Now you can see where we’re going with this, here’s a little fag-packet calculation.
Low-income countries contribute a little over half a trillion to this total GDP (so, using the 0.01% measure, they need to contribute 50 million to the 8 billion dollar pot); lower-middle-income meanwhile contribute 6-and-a-half trillion to the GDP total (so need to contribute 650 million to our pot); upper-middle-income meanwhile contribute just over 22 trillion (so need to chip in 2.2 billion); and high income ones contribute 51-and-a-half trillion total (so need to give 5.1 billion dollars).
Not just this, we think that many of them could do even more. Some of them could contribute useful expertise and technology to some of those countries that have least of either, and they could even voluntarily pair up to do this – bigger countries with bigger countries (the US, for instance, with Nigeria), smaller ones with smaller.
This isn’t a new or original idea by the way. Over twenty-five years ago Dr Annik Rouillon suggested the idea of richer countries ‘adopting’ poorer TB endemic ones with a view to helping them reduce their TB burden. The idea smacks a little of post-colonial paternalism but could surely be managed or framed in ways that avoid this since the idea plainly still has legs. It was originally raised when the problem wasn’t anywhere near so complicated by DR-TB. So while it may have been rejected first time out, there’s no reason not to reconsider it now in terms of MDR-TB.
The Global Caucus
Okay maybe we’re part-joking (but then maybe we’re not) – because MDR-TB is a very, very serious problem indeed with millions of vulnerable lives on the line. StopTB did something else important in their run up to the HLM, by the way – they called on political leadership in the battle against TB. Well, surely this is exactly what’s needed now – some politicians with genuine vision and human spirit to step out of line, knock heads against heads to break the resource deadlocks, and say “Yes we can!”.
And something else that’s changed since Dr Rouillon first mooted her idea is that today we have a Global Caucus of Parliamentarians.
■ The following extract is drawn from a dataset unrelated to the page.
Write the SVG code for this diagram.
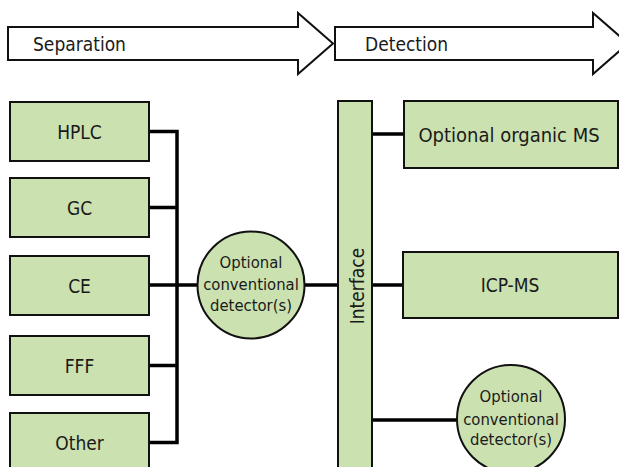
<svg xmlns="http://www.w3.org/2000/svg" width="619" height="467" viewBox="0 0 619 467">
  <style>
    text { font-family: "DejaVu Sans Condensed", "DejaVu Sans", "Liberation Sans", sans-serif; font-stretch: condensed; fill: #1a1a1a; }
    .lbl { font-size: 19px; text-anchor: middle; }
    .wide { font-size: 20px; }
    .stage { font-size: 19px; }
    .small { font-size: 16.5px; text-anchor: middle; }
    .box { fill: #cbe1b0; stroke: #111; stroke-width: 2; }
    .arrow { fill: #fff; stroke: #111; stroke-width: 2; stroke-linejoin: miter; }
    .wire { fill: none; stroke: #000; stroke-width: 3.5; }
  </style>

  <!-- stage arrows -->
  <g id="stage-separation">
    <path class="arrow" d="M8,27 H298 V13 L333,43.5 L298,74 V60 H8 Z"/>
    <text class="stage" x="33" y="51">Separation</text>
  </g>
  <g id="stage-detection">
    <path class="arrow" d="M335,27 H593 V13 L628,43.5 L593,74 V60 H335 Z"/>
    <text class="stage" x="365" y="51">Detection</text>
  </g>

  <!-- connectors -->
  <g id="connectors">
    <path class="wire" d="M149,131.5 H177 M149,207.5 H177 M149,285 H197.5 M149,365.5 H177 M149,442.5 H177 M177,129.8 V444.2"/>
    <path class="wire" d="M304.5,285 H338"/>
    <path class="wire" d="M372,134 H404 M372,285 H403 M372,420 H457"/>
  </g>

  <!-- separation techniques -->
  <g id="hplc">
    <rect class="box" x="10" y="102" width="139" height="59"/>
    <text class="lbl" x="79.5" y="138.5">HPLC</text>
  </g>
  <g id="gc">
    <rect class="box" x="10" y="178" width="139" height="59"/>
    <text class="lbl" x="79.5" y="214.5">GC</text>
  </g>
  <g id="ce">
    <rect class="box" x="10" y="256" width="139" height="59"/>
    <text class="lbl" x="79.5" y="292.5">CE</text>
  </g>
  <g id="fff">
    <rect class="box" x="10" y="336" width="139" height="59"/>
    <text class="lbl" x="79.5" y="372.5">FFF</text>
  </g>
  <g id="other">
    <rect class="box" x="10" y="413" width="139" height="59"/>
    <text class="lbl" x="79.5" y="449.5">Other</text>
  </g>

  <!-- detector between separation and interface -->
  <g id="detector-pre">
    <circle class="box" cx="251" cy="285" r="53.5"/>
    <text class="small" x="251" y="268">Optional</text>
    <text class="small" x="251" y="290">conventional</text>
    <text class="small" x="251" y="311">detector(s)</text>
  </g>

  <!-- interface bar -->
  <g id="interface">
    <rect class="box" x="338" y="101" width="34" height="372"/>
    <text class="lbl" transform="translate(364,286) rotate(-90)">Interface</text>
  </g>

  <!-- detectors -->
  <g id="organic-ms">
    <rect class="box" x="404" y="101" width="214" height="67"/>
    <text class="lbl wide" x="509" y="141.5">Optional organic MS</text>
  </g>
  <g id="icp-ms">
    <rect class="box" x="403" y="252" width="215" height="66"/>
    <text class="lbl" x="510" y="292">ICP-MS</text>
  </g>
  <g id="detector-post">
    <circle class="box" cx="511" cy="419" r="54"/>
    <text class="small" x="511" y="402">Optional</text>
    <text class="small" x="511" y="425">conventional</text>
    <text class="small" x="511" y="445">detector(s)</text>
  </g>
</svg>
We’ll certainly be writing to our national representatives sharing our thoughts on this with them in the coming weeks - because if real help isn’t provided to these countries we have little doubt that MDR-TB will be cutting itself loose at the same time as those TB unambitious targets or aims (take your pick) for DS-TB are being reported as being met in the coming five years.
[ii] Email sent by Action.org 19th June 2018.
[viii] See paragraph 47 in the HLM Declaration.